Sigh. In this third book, Martin just went too far. I mean, there were some great scenes and I consumed the chapters like a starving man given a fresh pizza. But that ending? Ugh. It certainly left a sour taste in my mouth and did not leave me wanting to read more. I’ll likely pick up the last few books when the series catches up or I get the random opportunity, but I won’t go out of my way for them.

The Great Train Robbery by Michael Crichton

My wife was really excited I was reading this, and it was enjoyable enough. Understandably, though, it reads less like a modern tale and more like a classic due to its subject, but my taste has veered away from that simplistic style so it wasn’t my favorite Crichton by far.

The Walking Dead Omnibus Vol. 2 by Robert Kirkman, et al.

More The Walking Dead, and though I enjoyed it, I liked the first volume much more. I still don’t get why people love the Governor and Michonne so bloody much.

The Wizards of Odd by Peter Haining, et al.

A fun little diversion if you like wizards and hobbits. There’s even some sci-fi thrown in for good measure.

The Walking Dead Omnibus Vol. 3 by Robert Kirkman, et al.

This volume more than any other reminded me of the television version. That’s not a bad thing, but it’s not the greatest thing either. I’m waiting for volume four to drop in a few weeks, but as of now think the comic probably peaked very early.

The Shining by Stephen King

I really don’t think I read this. Don’t recall it in the least. I assume this was inserted by mistake for some reason, but if not…. No. I didn’t read this. Hm. Did I read this?

Valve Presents: The Sacrifice and Other Steam-Powered Stories by Various

This was fun. If you’ve played and loved Portal, Half-Life or Team Fortress, you’ll find plenty here to enjoy. I’ve only played one and a half of those and I still loved it.

The Walking Dead: Rise of the Governor by Robert Kirkman and Jay Bonansinga

If you’ve only watched the television show, don’t read this as it only makes sense in the comic book world. It’s a good back story, though it has an almost predictable twist, and I quickly picked up its sequel, which is currently sitting on my shelf.

Rising Sun by Michael Crichton

The whole time I was reading this I wondered why it hadn’t been adapted into a movie. Turned out, it had. Needless to say, it’s in my Netflix queue now.

Secret Warriors Omnibus by Jonathan Hickman, et al.
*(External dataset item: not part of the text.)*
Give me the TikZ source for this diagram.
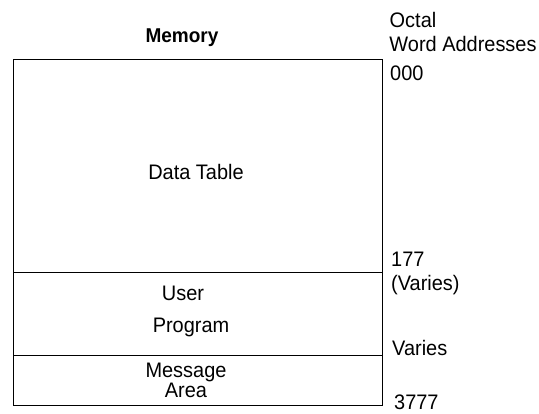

I started reading this series when it was originally released, but stopped about 16 issues in after realizing it would read much better as a collected edition. I was right, but the story seemed less “genius” and more “confusing authors wants to confuse the reader” on the second go. I’ll probably give it another go at some point, though.

11/22/63 by Stephen King

This was great. Seriously. And as a time travel junkie, I was very pleased he not only focused on the main objective, but also firmly established rules. I wasn’t sure he would, but it made the journey all the better.

Atlantis by Greg Donegan

Basically throwaway pocket fiction, I enjoyed this enough back in 2000 that I picked up its sequel, but now would probably not have done that.

Hellboy Library Edition Vol. 1 by Mike Mignola and John Byrne

I have four volumes of this, but this is the first I’ve read Hellboy. While a pleasure to read, I liked the movies more so far, though I think I’ll appreciate these early issues more the further into the storyline I delve.

I Am Spock, by Leonard Nimoy

I’m a Trekkie. I’ll never deny that. So this was bloody perfect, though I wish he’d issue a new edition given his involvement in the new Star Trek film. I tweeted at him to find out if he would, but haven’t heard back. Holding my breath on that one….

Atlantis: Bermuda Triangle by Greg Donegan

Like I said above, I enjoyed the first one enough to pick up the sequel. I think the only reason I didn’t buy the third was simply that I never saw it available. While I’m somewhat interested to see where the story goes from here, it’s generic enough that I doubt I’ll ever do that. You know, unless I stumble across a copy somehow.